Write out, exactly and only, the lines that run from the top of the records to the line with "const sweepStop = 10000000;". Include both ends; exclude pictures.

(THE RECORDS)
##########

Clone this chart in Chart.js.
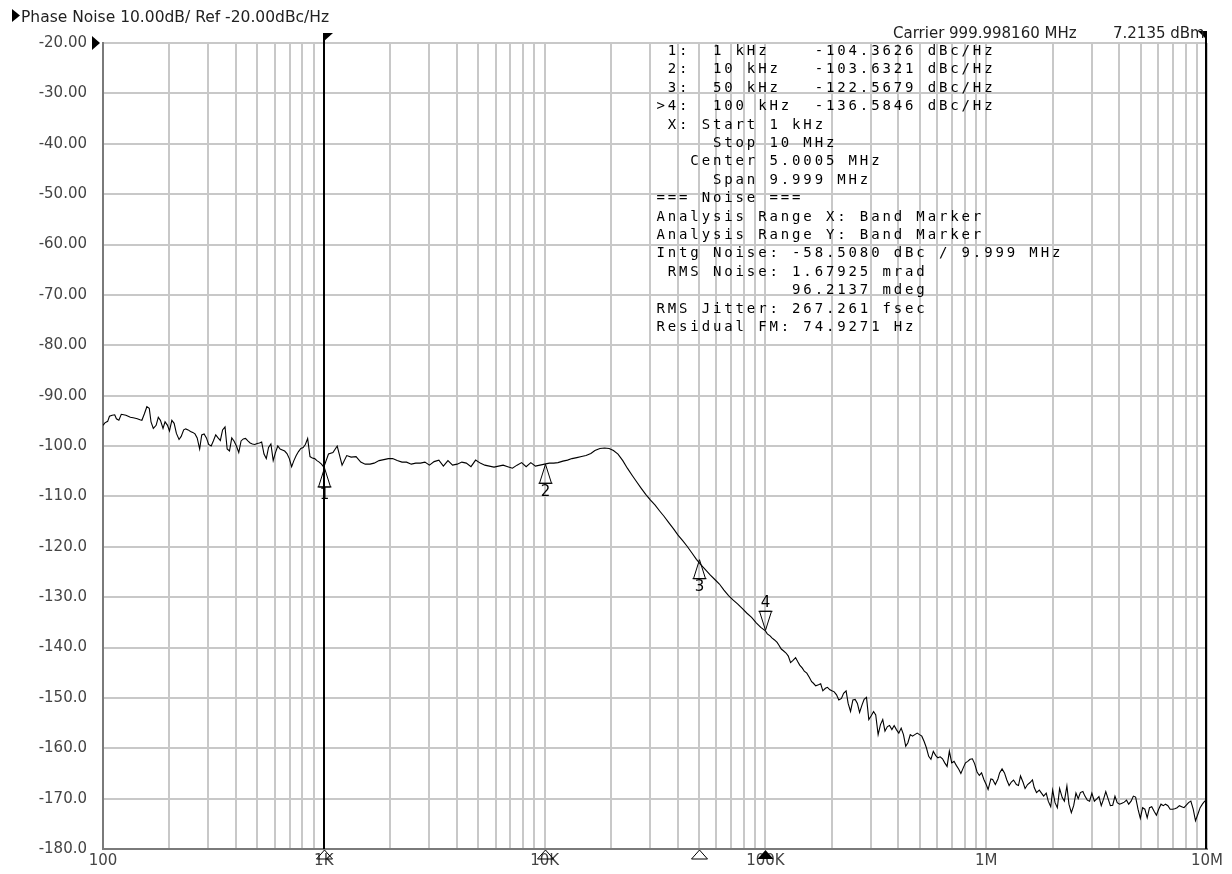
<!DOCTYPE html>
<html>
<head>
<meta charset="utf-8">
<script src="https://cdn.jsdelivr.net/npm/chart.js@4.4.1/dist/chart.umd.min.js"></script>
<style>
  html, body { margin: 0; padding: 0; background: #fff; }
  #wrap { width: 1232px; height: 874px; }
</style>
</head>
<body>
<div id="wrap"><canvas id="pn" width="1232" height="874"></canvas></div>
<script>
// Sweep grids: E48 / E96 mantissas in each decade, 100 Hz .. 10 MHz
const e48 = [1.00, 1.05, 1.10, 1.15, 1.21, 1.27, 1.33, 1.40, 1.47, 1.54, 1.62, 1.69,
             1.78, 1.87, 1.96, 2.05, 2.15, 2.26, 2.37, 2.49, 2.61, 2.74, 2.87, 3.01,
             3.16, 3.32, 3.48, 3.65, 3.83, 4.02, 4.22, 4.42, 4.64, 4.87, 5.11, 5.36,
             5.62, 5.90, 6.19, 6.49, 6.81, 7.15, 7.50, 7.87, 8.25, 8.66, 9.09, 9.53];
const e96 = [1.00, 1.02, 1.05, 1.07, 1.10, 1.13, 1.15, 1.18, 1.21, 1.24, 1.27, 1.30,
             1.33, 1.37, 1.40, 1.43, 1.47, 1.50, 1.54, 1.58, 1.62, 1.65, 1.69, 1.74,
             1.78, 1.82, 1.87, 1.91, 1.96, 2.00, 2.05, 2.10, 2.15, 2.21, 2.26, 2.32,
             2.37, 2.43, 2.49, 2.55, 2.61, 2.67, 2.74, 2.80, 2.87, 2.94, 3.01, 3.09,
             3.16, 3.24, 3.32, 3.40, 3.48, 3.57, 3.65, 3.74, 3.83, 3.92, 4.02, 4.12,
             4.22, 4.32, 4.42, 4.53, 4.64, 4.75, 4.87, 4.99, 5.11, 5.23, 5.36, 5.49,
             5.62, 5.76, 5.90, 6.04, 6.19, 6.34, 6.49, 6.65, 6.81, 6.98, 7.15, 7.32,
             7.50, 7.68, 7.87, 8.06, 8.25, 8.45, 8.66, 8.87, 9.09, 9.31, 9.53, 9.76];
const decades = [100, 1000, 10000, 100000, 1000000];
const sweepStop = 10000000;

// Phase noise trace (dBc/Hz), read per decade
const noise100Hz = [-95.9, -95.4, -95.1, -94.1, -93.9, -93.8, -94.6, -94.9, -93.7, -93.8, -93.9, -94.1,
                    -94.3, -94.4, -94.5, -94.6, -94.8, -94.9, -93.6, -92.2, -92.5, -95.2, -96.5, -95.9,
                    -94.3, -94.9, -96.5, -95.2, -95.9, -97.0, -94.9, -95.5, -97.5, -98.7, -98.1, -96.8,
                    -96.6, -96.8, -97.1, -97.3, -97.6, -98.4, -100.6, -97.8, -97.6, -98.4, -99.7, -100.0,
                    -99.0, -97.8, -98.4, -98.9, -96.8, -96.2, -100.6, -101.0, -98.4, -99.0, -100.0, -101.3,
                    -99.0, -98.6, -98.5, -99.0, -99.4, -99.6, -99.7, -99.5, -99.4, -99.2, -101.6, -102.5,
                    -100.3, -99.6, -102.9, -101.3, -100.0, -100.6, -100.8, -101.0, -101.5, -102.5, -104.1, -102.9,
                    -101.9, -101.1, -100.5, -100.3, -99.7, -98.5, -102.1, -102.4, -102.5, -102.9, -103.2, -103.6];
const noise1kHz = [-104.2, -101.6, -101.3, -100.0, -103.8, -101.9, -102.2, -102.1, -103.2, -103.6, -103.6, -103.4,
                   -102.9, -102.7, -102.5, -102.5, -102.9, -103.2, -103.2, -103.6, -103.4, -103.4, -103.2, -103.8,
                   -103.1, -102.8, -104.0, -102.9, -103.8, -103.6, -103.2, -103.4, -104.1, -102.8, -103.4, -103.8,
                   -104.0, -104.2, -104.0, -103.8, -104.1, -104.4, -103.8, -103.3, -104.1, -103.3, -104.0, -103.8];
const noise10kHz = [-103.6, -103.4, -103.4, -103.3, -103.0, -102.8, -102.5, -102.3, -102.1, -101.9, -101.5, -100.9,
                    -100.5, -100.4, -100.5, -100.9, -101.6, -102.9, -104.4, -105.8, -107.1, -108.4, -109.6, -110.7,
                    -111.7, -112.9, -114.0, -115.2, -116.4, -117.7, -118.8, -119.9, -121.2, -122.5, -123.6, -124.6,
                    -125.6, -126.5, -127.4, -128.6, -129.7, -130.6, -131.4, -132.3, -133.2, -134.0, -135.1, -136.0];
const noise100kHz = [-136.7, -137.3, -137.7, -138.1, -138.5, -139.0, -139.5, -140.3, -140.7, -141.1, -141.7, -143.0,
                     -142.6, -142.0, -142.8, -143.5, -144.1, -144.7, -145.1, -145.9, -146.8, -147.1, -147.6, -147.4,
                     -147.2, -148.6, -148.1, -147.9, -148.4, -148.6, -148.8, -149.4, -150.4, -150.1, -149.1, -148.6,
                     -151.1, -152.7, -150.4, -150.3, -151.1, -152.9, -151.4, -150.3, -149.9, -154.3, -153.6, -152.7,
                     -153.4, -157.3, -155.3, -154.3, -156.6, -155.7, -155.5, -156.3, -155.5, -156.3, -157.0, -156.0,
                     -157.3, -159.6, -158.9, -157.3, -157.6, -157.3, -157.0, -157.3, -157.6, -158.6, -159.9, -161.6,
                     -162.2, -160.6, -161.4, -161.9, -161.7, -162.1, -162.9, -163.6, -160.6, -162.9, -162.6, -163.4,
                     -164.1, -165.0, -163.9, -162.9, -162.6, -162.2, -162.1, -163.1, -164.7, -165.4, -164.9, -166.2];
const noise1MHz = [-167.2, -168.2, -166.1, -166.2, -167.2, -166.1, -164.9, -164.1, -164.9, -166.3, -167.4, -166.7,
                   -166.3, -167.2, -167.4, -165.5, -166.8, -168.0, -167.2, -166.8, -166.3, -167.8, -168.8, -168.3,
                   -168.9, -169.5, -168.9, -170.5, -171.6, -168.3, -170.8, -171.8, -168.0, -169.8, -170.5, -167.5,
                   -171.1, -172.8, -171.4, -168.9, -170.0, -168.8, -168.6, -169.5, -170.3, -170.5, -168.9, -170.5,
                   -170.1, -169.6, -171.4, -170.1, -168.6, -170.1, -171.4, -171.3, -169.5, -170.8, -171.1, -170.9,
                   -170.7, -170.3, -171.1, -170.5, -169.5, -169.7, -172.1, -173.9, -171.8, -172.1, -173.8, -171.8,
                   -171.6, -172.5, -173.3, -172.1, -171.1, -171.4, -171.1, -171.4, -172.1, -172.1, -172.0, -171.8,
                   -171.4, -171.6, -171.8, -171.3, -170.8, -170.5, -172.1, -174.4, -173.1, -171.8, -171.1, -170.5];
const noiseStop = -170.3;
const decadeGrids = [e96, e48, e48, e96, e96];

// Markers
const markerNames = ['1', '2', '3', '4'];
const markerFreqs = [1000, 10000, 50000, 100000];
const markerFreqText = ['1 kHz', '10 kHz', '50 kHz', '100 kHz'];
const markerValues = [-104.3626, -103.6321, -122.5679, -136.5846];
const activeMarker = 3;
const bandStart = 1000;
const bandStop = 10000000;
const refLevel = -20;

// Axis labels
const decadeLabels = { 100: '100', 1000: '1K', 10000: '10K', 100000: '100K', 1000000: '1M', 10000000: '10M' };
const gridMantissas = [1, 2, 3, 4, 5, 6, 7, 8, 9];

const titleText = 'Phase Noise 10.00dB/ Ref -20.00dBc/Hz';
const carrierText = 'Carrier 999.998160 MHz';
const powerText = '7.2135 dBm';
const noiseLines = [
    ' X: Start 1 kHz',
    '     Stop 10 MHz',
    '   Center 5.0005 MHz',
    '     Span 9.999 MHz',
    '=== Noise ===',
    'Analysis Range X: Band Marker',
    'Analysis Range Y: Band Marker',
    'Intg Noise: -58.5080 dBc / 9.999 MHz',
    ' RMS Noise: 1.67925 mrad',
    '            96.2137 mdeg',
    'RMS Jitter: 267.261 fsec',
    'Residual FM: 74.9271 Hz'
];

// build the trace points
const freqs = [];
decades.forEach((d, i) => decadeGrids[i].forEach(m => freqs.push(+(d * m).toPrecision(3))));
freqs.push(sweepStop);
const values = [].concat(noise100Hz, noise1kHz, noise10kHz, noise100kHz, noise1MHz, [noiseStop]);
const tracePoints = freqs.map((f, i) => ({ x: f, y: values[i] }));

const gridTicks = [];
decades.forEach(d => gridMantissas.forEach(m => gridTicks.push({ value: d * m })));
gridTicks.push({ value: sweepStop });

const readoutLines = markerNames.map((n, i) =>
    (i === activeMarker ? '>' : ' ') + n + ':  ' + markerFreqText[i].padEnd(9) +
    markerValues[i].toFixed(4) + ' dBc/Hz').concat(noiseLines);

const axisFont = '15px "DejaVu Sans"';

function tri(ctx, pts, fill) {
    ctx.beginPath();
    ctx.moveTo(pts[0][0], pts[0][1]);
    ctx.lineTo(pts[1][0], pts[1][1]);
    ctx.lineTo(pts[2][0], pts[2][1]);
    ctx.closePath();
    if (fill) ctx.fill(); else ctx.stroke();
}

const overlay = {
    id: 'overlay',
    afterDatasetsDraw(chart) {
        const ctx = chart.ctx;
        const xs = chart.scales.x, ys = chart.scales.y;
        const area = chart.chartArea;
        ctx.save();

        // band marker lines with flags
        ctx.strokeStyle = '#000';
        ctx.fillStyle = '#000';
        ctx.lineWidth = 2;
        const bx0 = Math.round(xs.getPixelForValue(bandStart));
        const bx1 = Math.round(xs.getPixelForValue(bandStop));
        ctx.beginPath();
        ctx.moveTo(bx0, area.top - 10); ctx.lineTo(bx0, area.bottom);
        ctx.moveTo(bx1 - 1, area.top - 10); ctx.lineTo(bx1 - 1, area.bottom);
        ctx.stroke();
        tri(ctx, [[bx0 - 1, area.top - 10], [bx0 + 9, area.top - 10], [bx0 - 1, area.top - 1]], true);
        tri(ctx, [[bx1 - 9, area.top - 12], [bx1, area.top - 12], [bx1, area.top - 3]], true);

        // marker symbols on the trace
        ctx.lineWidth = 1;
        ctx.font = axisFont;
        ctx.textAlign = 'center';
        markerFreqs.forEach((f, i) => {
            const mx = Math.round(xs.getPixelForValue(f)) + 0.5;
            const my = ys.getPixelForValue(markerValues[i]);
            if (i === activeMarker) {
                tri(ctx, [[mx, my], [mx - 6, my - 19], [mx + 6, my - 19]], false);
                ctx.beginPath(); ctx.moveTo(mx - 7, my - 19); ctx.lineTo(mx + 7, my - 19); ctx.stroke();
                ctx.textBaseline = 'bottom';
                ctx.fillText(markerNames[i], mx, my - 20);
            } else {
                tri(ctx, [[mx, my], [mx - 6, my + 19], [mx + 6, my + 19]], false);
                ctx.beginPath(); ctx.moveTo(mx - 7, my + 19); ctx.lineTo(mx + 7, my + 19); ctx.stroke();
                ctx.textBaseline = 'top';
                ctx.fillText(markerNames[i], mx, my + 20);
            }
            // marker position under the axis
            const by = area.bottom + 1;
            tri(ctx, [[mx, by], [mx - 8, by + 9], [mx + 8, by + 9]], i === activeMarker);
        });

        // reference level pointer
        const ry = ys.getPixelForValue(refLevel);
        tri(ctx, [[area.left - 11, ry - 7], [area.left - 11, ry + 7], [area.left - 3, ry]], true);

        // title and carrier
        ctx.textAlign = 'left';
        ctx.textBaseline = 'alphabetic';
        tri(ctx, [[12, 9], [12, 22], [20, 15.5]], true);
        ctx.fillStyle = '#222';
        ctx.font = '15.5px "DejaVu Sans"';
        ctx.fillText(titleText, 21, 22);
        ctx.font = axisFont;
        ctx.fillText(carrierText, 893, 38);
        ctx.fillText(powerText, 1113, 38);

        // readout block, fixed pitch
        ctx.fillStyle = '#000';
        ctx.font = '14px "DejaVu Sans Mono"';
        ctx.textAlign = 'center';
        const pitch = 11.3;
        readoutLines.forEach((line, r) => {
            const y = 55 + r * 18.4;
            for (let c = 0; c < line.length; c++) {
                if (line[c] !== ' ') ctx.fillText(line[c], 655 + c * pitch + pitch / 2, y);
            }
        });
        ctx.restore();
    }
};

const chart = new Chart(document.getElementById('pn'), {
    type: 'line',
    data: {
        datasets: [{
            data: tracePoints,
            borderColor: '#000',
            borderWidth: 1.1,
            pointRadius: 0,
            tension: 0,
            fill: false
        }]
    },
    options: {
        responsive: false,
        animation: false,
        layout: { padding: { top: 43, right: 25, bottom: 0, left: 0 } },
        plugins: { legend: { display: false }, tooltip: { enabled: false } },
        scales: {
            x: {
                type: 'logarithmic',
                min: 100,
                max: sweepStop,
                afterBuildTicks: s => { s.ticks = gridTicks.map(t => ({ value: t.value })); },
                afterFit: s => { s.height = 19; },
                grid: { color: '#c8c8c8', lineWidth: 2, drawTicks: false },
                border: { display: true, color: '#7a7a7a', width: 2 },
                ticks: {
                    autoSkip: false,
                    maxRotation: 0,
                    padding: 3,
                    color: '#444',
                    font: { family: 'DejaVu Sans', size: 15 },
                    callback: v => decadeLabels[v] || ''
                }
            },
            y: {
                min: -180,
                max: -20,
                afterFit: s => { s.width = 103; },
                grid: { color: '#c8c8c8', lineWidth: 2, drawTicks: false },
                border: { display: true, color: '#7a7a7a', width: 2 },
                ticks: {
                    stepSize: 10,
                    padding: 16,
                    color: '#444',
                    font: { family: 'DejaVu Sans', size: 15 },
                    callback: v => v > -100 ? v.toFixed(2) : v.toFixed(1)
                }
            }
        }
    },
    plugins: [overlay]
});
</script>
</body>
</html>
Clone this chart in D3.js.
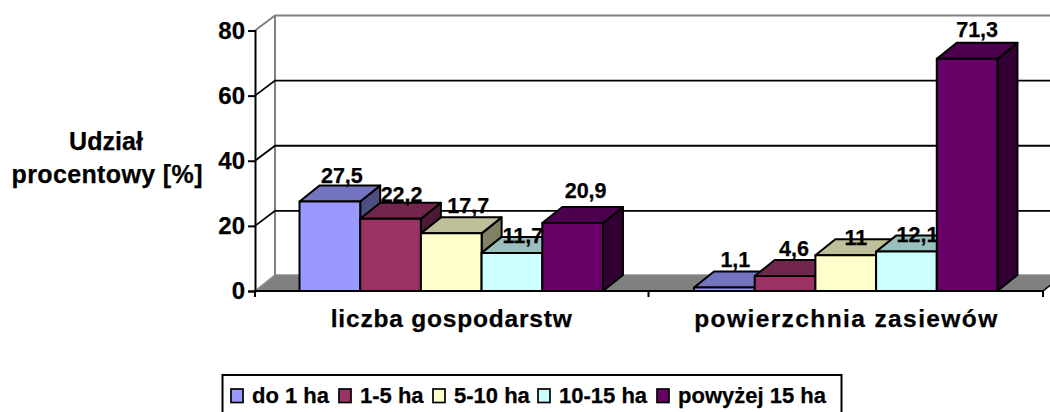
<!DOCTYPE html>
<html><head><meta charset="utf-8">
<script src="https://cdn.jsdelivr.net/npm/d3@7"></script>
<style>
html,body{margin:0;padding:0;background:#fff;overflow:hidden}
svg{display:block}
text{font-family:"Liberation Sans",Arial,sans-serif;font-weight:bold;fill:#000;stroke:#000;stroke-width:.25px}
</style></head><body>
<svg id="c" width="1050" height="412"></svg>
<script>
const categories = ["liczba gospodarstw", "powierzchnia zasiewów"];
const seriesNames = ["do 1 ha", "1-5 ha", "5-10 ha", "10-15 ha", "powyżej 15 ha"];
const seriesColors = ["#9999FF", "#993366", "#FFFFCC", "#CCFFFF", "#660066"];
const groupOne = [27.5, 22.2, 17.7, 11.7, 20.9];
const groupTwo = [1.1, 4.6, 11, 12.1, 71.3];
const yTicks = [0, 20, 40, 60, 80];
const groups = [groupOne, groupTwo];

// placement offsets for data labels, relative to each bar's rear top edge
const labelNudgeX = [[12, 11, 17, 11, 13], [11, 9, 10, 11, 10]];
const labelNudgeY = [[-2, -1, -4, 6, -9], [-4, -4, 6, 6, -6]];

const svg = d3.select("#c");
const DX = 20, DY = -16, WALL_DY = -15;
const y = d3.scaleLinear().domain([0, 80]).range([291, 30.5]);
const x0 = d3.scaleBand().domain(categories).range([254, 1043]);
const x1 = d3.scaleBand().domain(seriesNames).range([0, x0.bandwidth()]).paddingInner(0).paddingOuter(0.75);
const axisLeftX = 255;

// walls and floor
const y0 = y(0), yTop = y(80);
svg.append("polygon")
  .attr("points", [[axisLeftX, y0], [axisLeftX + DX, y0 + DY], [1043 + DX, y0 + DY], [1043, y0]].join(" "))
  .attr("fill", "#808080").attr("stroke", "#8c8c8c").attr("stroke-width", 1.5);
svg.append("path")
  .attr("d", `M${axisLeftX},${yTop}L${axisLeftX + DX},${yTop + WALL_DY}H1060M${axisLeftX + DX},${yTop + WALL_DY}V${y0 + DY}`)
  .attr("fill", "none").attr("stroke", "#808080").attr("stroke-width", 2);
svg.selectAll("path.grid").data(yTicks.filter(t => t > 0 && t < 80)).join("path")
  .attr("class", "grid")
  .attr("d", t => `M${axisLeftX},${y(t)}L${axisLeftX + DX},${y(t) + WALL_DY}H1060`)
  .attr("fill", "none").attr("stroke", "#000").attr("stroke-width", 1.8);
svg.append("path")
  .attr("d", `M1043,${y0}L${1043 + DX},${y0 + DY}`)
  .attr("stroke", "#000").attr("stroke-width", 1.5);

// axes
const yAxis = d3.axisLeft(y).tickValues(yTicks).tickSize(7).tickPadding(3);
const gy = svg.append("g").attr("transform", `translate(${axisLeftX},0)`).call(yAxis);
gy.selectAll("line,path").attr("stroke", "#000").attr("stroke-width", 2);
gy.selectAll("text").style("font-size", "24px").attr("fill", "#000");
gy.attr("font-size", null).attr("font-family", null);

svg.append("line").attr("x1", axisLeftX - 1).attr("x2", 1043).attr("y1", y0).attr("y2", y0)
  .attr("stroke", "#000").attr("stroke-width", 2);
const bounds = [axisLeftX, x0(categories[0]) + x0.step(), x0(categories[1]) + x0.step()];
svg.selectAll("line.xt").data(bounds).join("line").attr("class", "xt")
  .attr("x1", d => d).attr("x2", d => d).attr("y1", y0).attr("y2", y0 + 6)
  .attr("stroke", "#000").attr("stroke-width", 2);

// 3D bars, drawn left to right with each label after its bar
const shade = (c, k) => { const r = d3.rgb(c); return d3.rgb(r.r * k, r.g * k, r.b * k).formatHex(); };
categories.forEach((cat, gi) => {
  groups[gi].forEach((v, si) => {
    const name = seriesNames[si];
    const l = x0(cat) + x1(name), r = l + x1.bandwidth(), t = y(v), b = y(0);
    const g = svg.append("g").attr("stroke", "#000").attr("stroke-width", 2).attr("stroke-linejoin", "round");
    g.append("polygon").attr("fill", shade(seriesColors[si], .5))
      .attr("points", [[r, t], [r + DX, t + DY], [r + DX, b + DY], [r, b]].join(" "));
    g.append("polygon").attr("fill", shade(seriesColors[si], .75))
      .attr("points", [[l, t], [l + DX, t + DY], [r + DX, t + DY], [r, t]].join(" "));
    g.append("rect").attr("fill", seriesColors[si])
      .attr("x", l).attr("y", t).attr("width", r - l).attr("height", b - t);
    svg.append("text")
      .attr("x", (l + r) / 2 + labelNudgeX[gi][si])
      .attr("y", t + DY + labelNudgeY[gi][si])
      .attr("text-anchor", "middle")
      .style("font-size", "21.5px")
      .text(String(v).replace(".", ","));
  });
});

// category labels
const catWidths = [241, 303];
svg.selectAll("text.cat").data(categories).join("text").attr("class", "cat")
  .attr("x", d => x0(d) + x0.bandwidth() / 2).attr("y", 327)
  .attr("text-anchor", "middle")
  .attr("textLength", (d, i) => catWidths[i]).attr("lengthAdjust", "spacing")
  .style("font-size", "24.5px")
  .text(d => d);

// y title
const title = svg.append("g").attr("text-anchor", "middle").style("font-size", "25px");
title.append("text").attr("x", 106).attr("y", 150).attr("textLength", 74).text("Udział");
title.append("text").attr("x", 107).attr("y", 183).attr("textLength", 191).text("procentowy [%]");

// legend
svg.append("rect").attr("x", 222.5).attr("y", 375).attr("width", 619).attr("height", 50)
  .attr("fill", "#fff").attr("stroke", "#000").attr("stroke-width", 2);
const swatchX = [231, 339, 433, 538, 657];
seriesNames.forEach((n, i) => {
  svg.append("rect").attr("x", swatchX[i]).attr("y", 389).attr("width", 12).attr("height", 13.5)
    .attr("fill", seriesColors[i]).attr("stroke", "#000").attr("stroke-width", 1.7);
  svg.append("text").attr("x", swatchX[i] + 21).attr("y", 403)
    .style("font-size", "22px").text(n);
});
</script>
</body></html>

##########

(EXERCISE RESPONSE)
Clone this chart in Chart.js.
<!DOCTYPE html>
<html>
<head>
<meta charset="utf-8">
<script src="https://cdn.jsdelivr.net/npm/chart.js@4.4.1/dist/chart.umd.min.js"></script>
<style>
  html, body { margin: 0; padding: 0; background: #fff; }
  #wrap { width: 1232px; height: 874px; }
</style>
</head>
<body>
<div id="wrap"><canvas id="pn" width="1232" height="874"></canvas></div>
<script>
// Sweep grids: E48 / E96 mantissas in each decade, 100 Hz .. 10 MHz
const e48 = [1.00, 1.05, 1.10, 1.15, 1.21, 1.27, 1.33, 1.40, 1.47, 1.54, 1.62, 1.69,
             1.78, 1.87, 1.96, 2.05, 2.15, 2.26, 2.37, 2.49, 2.61, 2.74, 2.87, 3.01,
             3.16, 3.32, 3.48, 3.65, 3.83, 4.02, 4.22, 4.42, 4.64, 4.87, 5.11, 5.36,
             5.62, 5.90, 6.19, 6.49, 6.81, 7.15, 7.50, 7.87, 8.25, 8.66, 9.09, 9.53];
const e96 = [1.00, 1.02, 1.05, 1.07, 1.10, 1.13, 1.15, 1.18, 1.21, 1.24, 1.27, 1.30,
             1.33, 1.37, 1.40, 1.43, 1.47, 1.50, 1.54, 1.58, 1.62, 1.65, 1.69, 1.74,
             1.78, 1.82, 1.87, 1.91, 1.96, 2.00, 2.05, 2.10, 2.15, 2.21, 2.26, 2.32,
             2.37, 2.43, 2.49, 2.55, 2.61, 2.67, 2.74, 2.80, 2.87, 2.94, 3.01, 3.09,
             3.16, 3.24, 3.32, 3.40, 3.48, 3.57, 3.65, 3.74, 3.83, 3.92, 4.02, 4.12,
             4.22, 4.32, 4.42, 4.53, 4.64, 4.75, 4.87, 4.99, 5.11, 5.23, 5.36, 5.49,
             5.62, 5.76, 5.90, 6.04, 6.19, 6.34, 6.49, 6.65, 6.81, 6.98, 7.15, 7.32,
             7.50, 7.68, 7.87, 8.06, 8.25, 8.45, 8.66, 8.87, 9.09, 9.31, 9.53, 9.76];
const decades = [100, 1000, 10000, 100000, 1000000];
const sweepStop = 10000000;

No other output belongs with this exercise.